Votre personnage Qatarina existe-t-elle ?

Je me suis beaucoup inspiré d’une jeune qatarie qui milite pour l’émancipation des femmes dans son pays. Elle a beaucoup de courage.

Vous critiquez également le sport dans votre livre. Dopage, achat des joueurs, tricherie, le tableau que vous dressez n’est pas reluisant…

C’est une réalité. Et pourtant, le football gardera toujours sa magie. Parce que malgré les drogues, les entourloupes, il y aura toujours une grande part d’aléatoire. Le football est un des seuls sports au monde où une équipe de National peut gagner contre une équipe de Ligue 1. Essayez la même chose au rugby ! L’aléatoire existera toujours, la pure beauté du geste aussi.
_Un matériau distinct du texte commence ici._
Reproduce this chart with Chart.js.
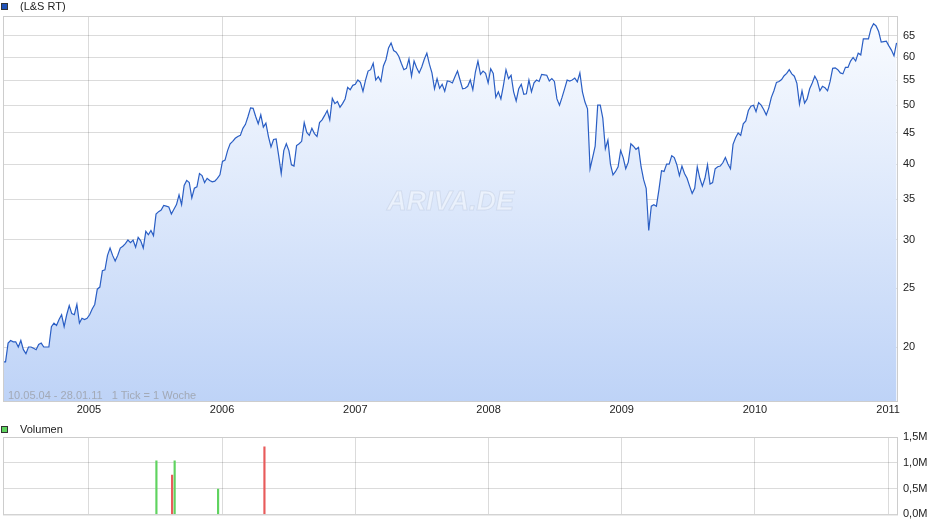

Le tir qui finit dans une lucarne doit peu au dopage, mais beaucoup au talent.

Comment vous est venue l’idée de ce sport qui n’existe pas encore, le Hole-ball ?

En lisant un livre sur les poilus de 14-18. J’ai tenté d’imaginer la naissance d’un sport au milieu des tranchées.

Je ne m’attendais pas a une telle fin. Croyez-vous vraiment que le scénario que vous avez imaginé est plausible ?

Hélas pour le Qatar et le monde arabe, je le crains.

Que peut-on vous souhaiter ?

Que les gens aiment le livre. Pour un écrivain, c’est la plus grande des récompenses.